Asking northern voters whether they believe that there will be a Border poll in the next 10 years or whether there should be such a poll in that period is a distraction – of which this newspaper is sometimes guilty.
The only real question is as to how they would vote if such a poll were held. As of now, it seems that northern voters would reject Irish unity by a decisive margin.
As an experienced observer of referendums, I would add that most voters in Northern Ireland will only vote in such a Border poll by reference to the package on offer – not on a constitutional abstraction.
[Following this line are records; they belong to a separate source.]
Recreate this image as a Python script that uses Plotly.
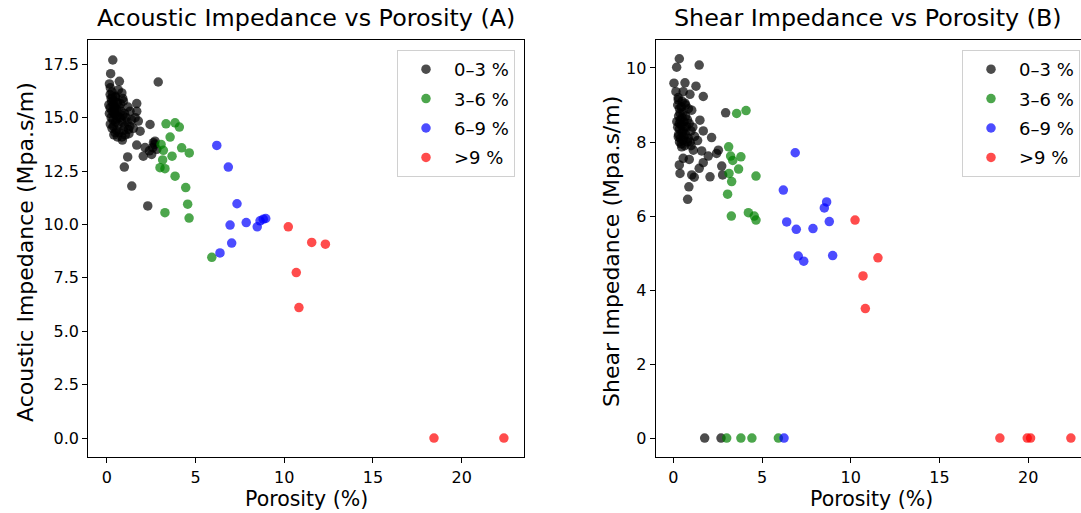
import plotly.graph_objects as go

W, H = 1081, 513

# ---------------- data: panel A (acoustic impedance) ----------------
a_black_por = [0.34, 0.22, 2.9, 0.71, 0.15, 0.85, 0.19, 0.94, 1.69, 0.19, 1.69, 1.31, 0.47, 1.78,
               2.44, 0.37, 1.22, 1.88, 0.47, 0.88, 1.69, 2.63, 2.16, 2.06, 2.53, 2.82, 1.18, 0.99,
               1.41, 2.31, 2.72, 2.4, 2.6, 2.7,
               0.2, 0.3, 0.25, 0.4, 0.5, 0.6, 0.35, 0.45, 0.55, 0.7, 0.8, 0.3, 0.4, 0.6, 0.75, 0.9,
               1.0, 1.1, 0.25, 0.35, 0.5, 0.65, 0.85, 1.0, 1.15, 0.3, 0.55, 0.7, 0.95, 1.3, 0.4,
               0.6, 1.05, 1.4, 0.5, 0.65, 0.28, 0.42, 0.58, 0.78, 0.9, 1.2, 0.15, 0.2, 0.85, 1.25,
               1.5, 1.6, 0.33, 0.12]
a_black_ai = [17.70, 17.06, 16.67, 16.7, 16.58, 16.16, 16.08, 15.77, 15.66, 15.46, 15.3, 15.3, 15.15, 14.84,
              14.68, 14.6, 14.45, 14.37, 14.3, 13.95, 13.72, 13.83, 13.6, 13.2, 13.28, 13.52, 13.16, 12.69,
              11.8, 10.87, 13.9, 13.45, 13.6, 13.75,
              16.4, 16.2, 15.9, 15.8, 16.0, 15.7, 15.6, 15.5, 15.4, 15.5, 15.3, 15.3, 15.2, 15.1, 15.0, 15.1,
              15.2, 15.0, 15.0, 14.9, 14.8, 14.7, 14.8, 14.6, 14.8, 14.5, 14.4, 14.3, 14.4, 14.6, 14.2,
              14.1, 14.2, 14.9, 15.95, 16.3, 15.75, 15.35, 14.95, 15.65, 15.9, 15.5, 15.2, 14.7, 14.1, 14.25,
              14.5, 15.0, 16.0, 15.6]

a_green_por = [3.34, 3.85, 4.09, 3.57, 3.06, 3.19, 4.22, 4.65, 3.68, 3.15, 3.0, 3.28, 3.85, 4.45,
               4.56, 3.28, 4.64, 5.92]
a_green_ai = [14.71, 14.76, 14.56, 14.09, 13.75, 13.47, 13.59, 13.35, 13.2, 13.02, 12.66, 12.61, 12.26,
              11.73, 10.95, 10.55, 10.3, 8.46]

a_blue_por = [6.2, 6.85, 7.34, 6.95, 7.86, 8.48, 8.64, 8.96, 8.82, 7.04, 6.38]
a_blue_ai = [13.7, 12.69, 10.97, 9.97, 10.09, 9.89, 10.17, 10.28, 10.25, 9.13, 8.67]

a_red_por = [10.23, 11.55, 12.32, 10.68, 10.83, 18.44, 22.38]
a_red_ai = [9.89, 9.16, 9.08, 7.75, 6.11, 0.0, 0.0]

# ---------------- data: panel B (shear impedance) ----------------
b_black_por = [0.34, 0.19, 1.46, 0.04, 0.66, 1.28, 0.15, 0.56, 0.94, 1.69, 0.28, 0.66, 1.04, 2.95,
               0.38, 1.5, 0.34, 0.75, 1.69, 0.28, 2.16, 0.85, 1.37, 0.47, 1.13, 1.6, 2.54, 2.44,
               1.97, 0.56, 0.9, 1.69, 2.73, 0.34, 1.46, 0.38, 1.04, 2.07, 2.78, 1.18, 0.88, 0.81,
               0.25, 0.35, 0.45, 0.55, 0.3, 0.4, 0.5, 0.6, 0.7, 0.8, 0.25, 0.35, 0.45, 0.55, 0.65,
               0.3, 0.4, 0.5, 0.6, 0.7, 0.9, 1.0, 0.35, 0.45, 0.55, 0.65, 0.8, 0.28, 0.5, 0.7,
               0.85, 0.2, 0.95, 1.1, 1.2, 1.0, 1.77, 2.69]
b_black_si = [10.25, 10.02, 10.08, 9.59, 9.6, 9.51, 9.36, 9.36, 9.29, 9.23, 9.14, 9.05, 8.86, 8.79,
              8.78, 8.59, 8.5, 8.41, 8.3, 8.14, 8.12, 8.1, 8.04, 7.87, 7.78, 7.76, 7.78, 7.69,
              7.62, 7.56, 7.53, 7.44, 7.35, 7.38, 7.29, 7.15, 7.11, 7.06, 7.11, 7.05, 6.79, 6.45,
              9.0, 8.9, 8.95, 8.8, 8.7, 8.6, 8.65, 8.55, 8.7, 8.6, 8.4, 8.35, 8.45, 8.3, 8.4,
              8.2, 8.1, 8.25, 8.15, 8.2, 8.5, 8.3, 8.0, 7.95, 8.05, 7.9, 8.0, 9.2, 9.1, 9.0,
              8.9, 8.55, 8.0, 8.4, 8.15, 7.9, 0.0, 0.0]

b_green_por = [3.57, 4.1, 3.12, 3.23, 3.81, 3.35, 3.68, 4.66, 3.14, 3.29, 3.06, 3.27, 4.23, 4.56,
               4.66, 3.01, 3.81, 4.43, 5.92]
b_green_si = [8.77, 8.85, 7.87, 7.62, 7.6, 7.5, 7.27, 7.08, 7.15, 6.93, 6.59, 6.0, 6.09, 6.0,
              5.89, 0.0, 0.0, 0.0, 0.0]

b_blue_por = [6.87, 6.2, 8.64, 8.51, 6.39, 8.79, 6.93, 7.87, 7.04, 7.35, 8.98, 6.24]
b_blue_si = [7.71, 6.7, 6.38, 6.22, 5.84, 5.85, 5.64, 5.66, 4.92, 4.78, 4.93, 0.0]

b_red_por = [10.24, 11.53, 10.69, 10.82, 18.4, 19.94, 20.13, 22.4]
b_red_si = [5.89, 4.87, 4.38, 3.5, 0.0, 0.0, 0.0, 0.0]

class_names = ["0\u20133 %", "3\u20136 %", "6\u20139 %", ">9 %"]
class_colors = ["black", "green", "blue", "red"]

panel_a = [(a_black_por, a_black_ai), (a_green_por, a_green_ai), (a_blue_por, a_blue_ai), (a_red_por, a_red_ai)]
panel_b = [(b_black_por, b_black_si), (b_green_por, b_green_si), (b_blue_por, b_blue_si), (b_red_por, b_red_si)]

FONT = "DejaVu Sans"


def px(x):
    return x / W


def py(y):
    return (H - y) / H


fig = go.Figure()
for i, (xs, ys) in enumerate(panel_a):
    fig.add_trace(go.Scatter(
        x=xs, y=ys, mode="markers", name=class_names[i], xaxis="x", yaxis="y",
        marker=dict(color=class_colors[i], size=9.5, opacity=0.7, line=dict(width=0)),
        legend="legend", legendgroup="a%d" % i))
for i, (xs, ys) in enumerate(panel_b):
    fig.add_trace(go.Scatter(
        x=xs, y=ys, mode="markers", name=class_names[i], xaxis="x2", yaxis="y2",
        marker=dict(color=class_colors[i], size=9.5, opacity=0.7, line=dict(width=0)),
        legend="legend2", legendgroup="b%d" % i))

ax_common = dict(showgrid=False, zeroline=False, showline=True, mirror=True, linecolor="black",
                 linewidth=1.2, ticks="outside", ticklen=5, tickwidth=1.2, tickcolor="black",
                 tickfont=dict(family=FONT, size=16, color="black"), automargin=False)

ydom = [py(457.3), py(39.5)]

legend_common = dict(xanchor="right", y=py(50), yanchor="top",
                     bgcolor="white", bordercolor="#d0d0d0", borderwidth=1,
                     font=dict(family=FONT, size=18, color="black"), tracegroupgap=3,
                     itemwidth=46)

fig.update_layout(
    width=W, height=H,
    margin=dict(l=0, r=0, t=0, b=0),
    paper_bgcolor="white", plot_bgcolor="white",
    font=dict(family=FONT, color="black"),
    xaxis=dict(domain=[px(88.3), px(524.3)], range=[-1.04, 23.53], tickvals=[0, 5, 10, 15, 20],
               anchor="y", **ax_common),
    yaxis=dict(domain=ydom, range=[-0.9, 18.66], tickvals=[0, 2.5, 5, 7.5, 10, 12.5, 15, 17.5],
               ticktext=["0.0", "2.5", "5.0", "7.5", "10.0", "12.5", "15.0", "17.5"],
               anchor="x", **ax_common),
    xaxis2=dict(domain=[px(655.7), 1.0], range=[-0.99, 22.97], tickvals=[0, 5, 10, 15, 20],
                anchor="y2", **ax_common),
    yaxis2=dict(domain=ydom, range=[-0.52, 10.77], tickvals=[0, 2, 4, 6, 8, 10],
                anchor="x2", **ax_common),
    legend=dict(x=px(515), **legend_common),
    legend2=dict(x=px(1080), **legend_common),
    showlegend=True,
)

annots = [
    dict(text="Acoustic Impedance vs Porosity (A)", x=px(306.3), y=py(18), size=23.8, angle=0),
    dict(text="Shear Impedance vs Porosity (B)", x=px(868), y=py(18), size=23.8, angle=0),
    dict(text="Porosity (%)", x=px(306.3), y=py(499), size=20.5, angle=0),
    dict(text="Porosity (%)", x=px(871), y=py(499), size=20.5, angle=0),
    dict(text="Acoustic Impedance (Mpa.s/m)", x=px(25), y=py(252), size=22, angle=-90),
    dict(text="Shear Impedance (Mpa.s/m)", x=px(611), y=py(252), size=22, angle=-90),
]
for a in annots:
    fig.add_annotation(text=a["text"], x=a["x"], y=a["y"], xref="paper", yref="paper",
                       xanchor="center", yanchor="middle", showarrow=False, textangle=a["angle"],
                       font=dict(family=FONT, size=a["size"], color="black"))

fig.write_html("out.html")
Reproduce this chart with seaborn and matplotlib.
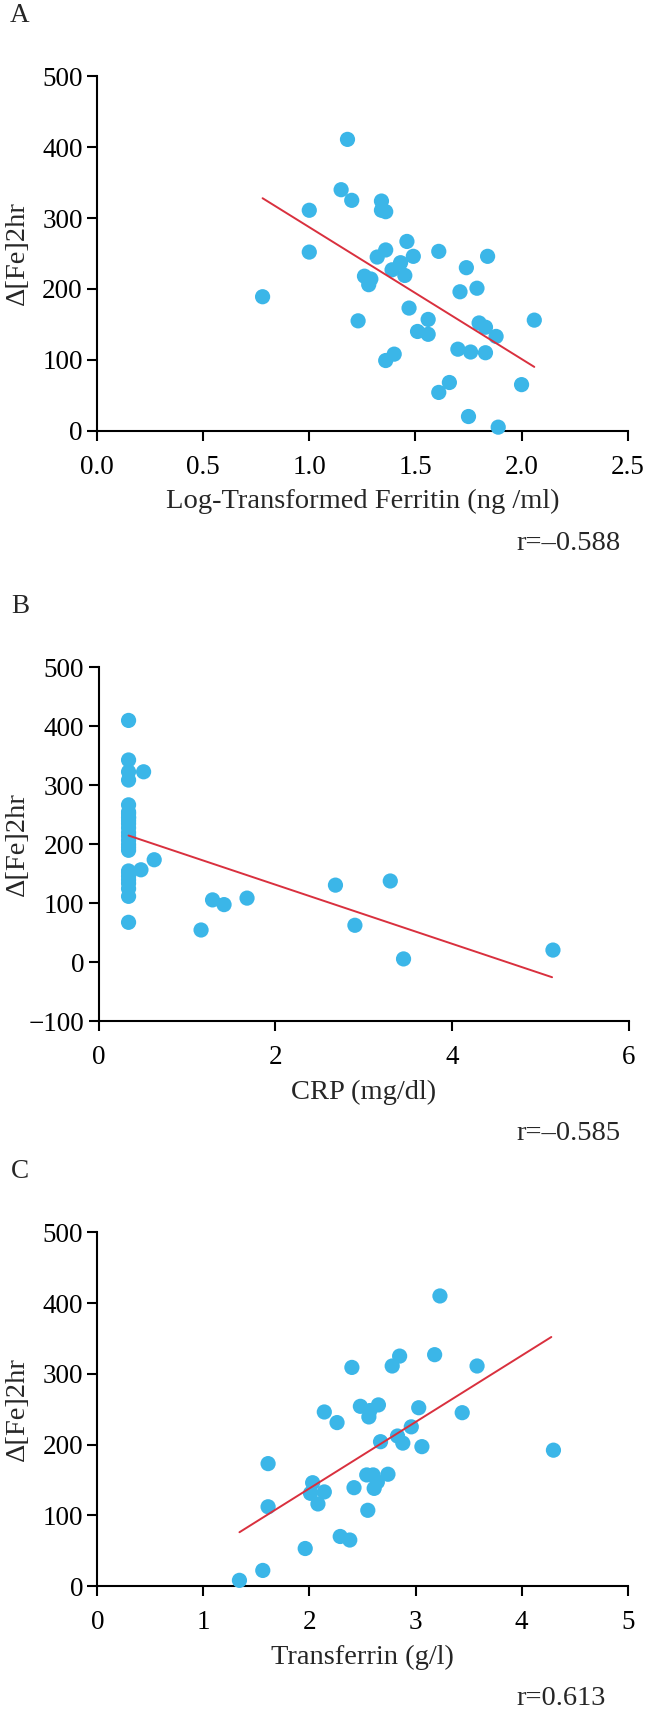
import matplotlib
matplotlib.use("Agg")
import matplotlib.pyplot as plt
import seaborn as sns
import pandas as pd

# panel A: log ferritin vs delta Fe at 2 h
ferritin = [0.78, 1.00, 1.00, 1.18, 1.15, 1.20, 1.34, 1.34, 1.36, 1.46, 1.36, 1.32,
            1.49, 1.43, 1.39, 1.45, 1.26, 1.29, 1.28, 1.61, 1.84, 1.74, 1.71, 1.79,
            1.23, 1.47, 1.56, 1.51, 1.56, 1.80, 1.83, 1.88, 2.06, 1.70, 1.76, 1.83,
            1.36, 1.40, 1.61, 1.66, 2.00, 1.75, 1.89]
fe_a = [189, 311, 252, 411, 340, 325, 324, 311, 309, 267, 255, 245,
        246, 237, 227, 219, 218, 214, 206, 253, 246, 230, 196, 201,
        155, 173, 157, 140, 136, 152, 146, 133, 156, 115, 111, 110,
        99, 108, 54, 68, 65, 20, 5]
fit_a_x = [0.78, 2.06]
fit_a_y = [328, 90]

# panel B: CRP
crp = [0.34] * 26 + [0.51, 0.48, 0.63, 1.16, 1.29, 1.42, 1.68, 2.68, 2.90, 3.30, 3.45, 5.14]
fe_b = [410, 343, 323, 309, 267, 255, 252, 246, 245, 240, 235, 228, 220, 214, 207,
        200, 195, 190, 155, 152, 146, 140, 134, 125, 112, 68,
        323, 157, 174, 55, 106, 98, 109, 131, 63, 138, 6, 21]
fit_b_x = [0.34, 5.13]
fit_b_y = [215, -25]

# panel C: transferrin
transferrin = [1.34, 1.56, 1.61, 1.61, 1.96, 2.03, 2.01, 2.14, 2.08, 2.14, 2.26, 2.29,
               2.38, 2.40, 2.42, 2.48, 2.56, 2.57, 2.65, 2.54, 2.60, 2.74, 2.61, 2.64,
               2.55, 2.67, 2.78, 2.85, 2.83, 2.88, 2.96, 3.03, 3.06, 3.18, 3.23, 3.44,
               3.58, 4.30]
fe_c = [8, 22, 173, 112, 53, 146, 131, 133, 116, 246, 231, 70,
        65, 309, 139, 254, 239, 248, 256, 157, 157, 158, 138, 147,
        107, 204, 311, 325, 212, 202, 225, 252, 197, 327, 410, 245,
        311, 192]
fit_c_x = [1.34, 4.28]
fit_c_y = [76, 352]

DOT = "#3bb6e8"
RED = "#d9303e"

sns.set_style("ticks")
plt.rcParams["font.family"] = ["Liberation Serif", "DejaVu Serif"]
plt.rcParams["axes.linewidth"] = 1.5
plt.rcParams["xtick.major.width"] = 1.5
plt.rcParams["ytick.major.width"] = 1.5
plt.rcParams["xtick.major.size"] = 7.2
plt.rcParams["ytick.major.size"] = 7.2
plt.rcParams["xtick.color"] = "black"
plt.rcParams["ytick.color"] = "black"
plt.rcParams["axes.edgecolor"] = "black"

W, H = 646, 1713
fig = plt.figure(figsize=(W / 100, H / 100), dpi=100)


def panel(left, top, right, bottom, x, y, fx, fy, xlim, ylim, xticks, yticks,
          xlabel, fmt, letter, r_text):
    ax = fig.add_axes([left / W, 1 - bottom / H, (right - left) / W, (bottom - top) / H])
    df = pd.DataFrame({"x": x, "y": y})
    sns.scatterplot(data=df, x="x", y="y", ax=ax, color=DOT, s=120,
                    edgecolor="none", linewidth=0, clip_on=False, zorder=3)
    fit = pd.DataFrame({"x": fx, "y": fy})
    sns.lineplot(data=fit, x="x", y="y", ax=ax, color=RED, linewidth=1.4, zorder=4)
    ax.set_xlim(*xlim)
    ax.set_ylim(*ylim)
    ax.set_xticks(xticks)
    ax.set_yticks(yticks)
    ax.set_xticklabels([fmt.format(t) for t in xticks])
    ax.set_yticklabels(["\u2212" + str(-t) if t < 0 else str(t) for t in yticks])
    ax.tick_params(axis="x", labelsize=19.5, pad=10)
    ax.tick_params(axis="y", labelsize=19.5, pad=3)
    ax.set_xlabel(xlabel, fontsize=20.5, labelpad=7)
    ax.set_ylabel("\u0394[Fe]2hr", fontsize=20.5)
    ax.yaxis.set_label_coords(-(left - 30) / (right - left), 0.5)
    sns.despine(ax=ax)
    fig.text(20 / W, 1 - (top - 61) / H, letter, fontsize=19.5, ha="center", va="center")
    fig.text(516 / W, 1 - (bottom + 112.5) / H, r_text, fontsize=20.5, ha="left", va="center")
    return ax


panel(97, 76.3, 627.7, 430.7, ferritin, fe_a, fit_a_x, fit_a_y, (0, 2.5), (0, 500),
      [0, 0.5, 1.0, 1.5, 2.0, 2.5], [0, 100, 200, 300, 400, 500],
      "Log-Transformed Ferritin (ng /ml)", "{:.1f}", "A", "r=\u20130.588")
panel(98.5, 667.3, 629, 1021.5, crp, fe_b, fit_b_x, fit_b_y, (0, 6), (-100, 500),
      [0, 2, 4, 6], [-100, 0, 100, 200, 300, 400, 500],
      "CRP (mg/dl)", "{:d}", "B", "r=\u20130.585")
panel(97.3, 1232.3, 627.7, 1586, transferrin, fe_c, fit_c_x, fit_c_y, (0, 5), (0, 500),
      [0, 1, 2, 3, 4, 5], [0, 100, 200, 300, 400, 500],
      "Transferrin (g/l)", "{:d}", "C", "r=0.613")

fig.savefig("out.png", dpi=100)
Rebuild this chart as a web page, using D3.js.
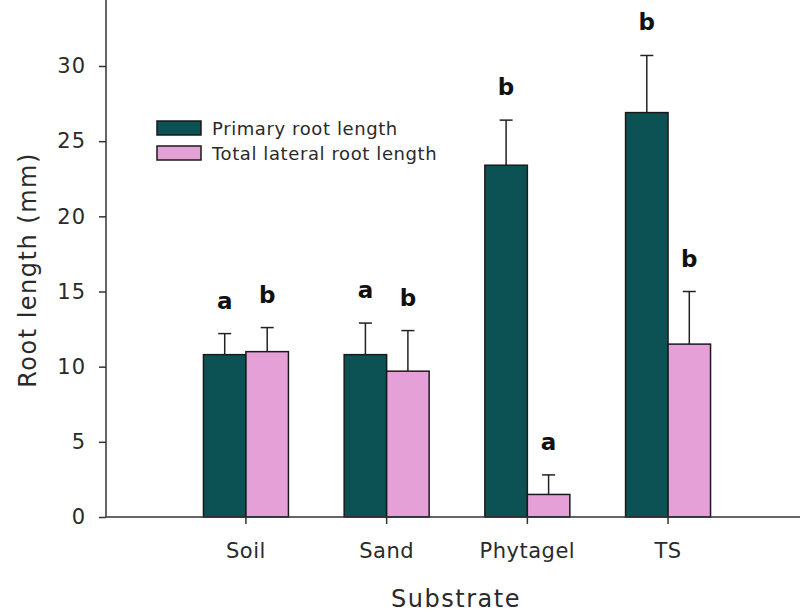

That is why many supporters of Irish unity – myself included – ask what package would be put before voters for their consideration. If that cannot be answered then you can forget about a northern majority voting to leave the United Kingdom.
But how can that question be answered? The naive say that we should have two successive referendums – the first on the principle of Irish unity and a second on the negotiated substance of a united Ireland.
People will not back such a proposal. Moderate unionists in the North will not throw away their voters’ bargaining position by conceding the principle and opting for a place at a negotiating table on the substance where they and their allies will be in the minority.
The real world doesn’t work like that. If those of us who favour Irish unity of some kind cannot spell out what is involved then a majority of northern voters (and probably of southern voters too) will vote No.
And it probably comes down to this: if you want to accommodate the substance of the unionist and loyalist identity in any new Ireland then you will have to propose a confederal solution as distinct from a unitary state. Dismantling Northern Ireland completely, even to accommodate it within a dismantled and reconstituted Republic, is probably impossible to achieve even with majority support and without massive resistance.
Why can’t Sinn Féin spell out exactly what it means by a united Ireland for unionists to consider? Are they afraid of the reaction – north and south – to the hard-left unitary socialist state model they are committed to in private? The same question applies to other parties.
How exactly could you accommodate the British identity in a unitary state as was promised in the Belfast Agreement?
Forget about burning pallets and Tricolours in loyalist heartlands. The huge turnout for the Twelfth parades is a reminder for republicans like me who aspire to a united Ireland that they haven’t gone away either.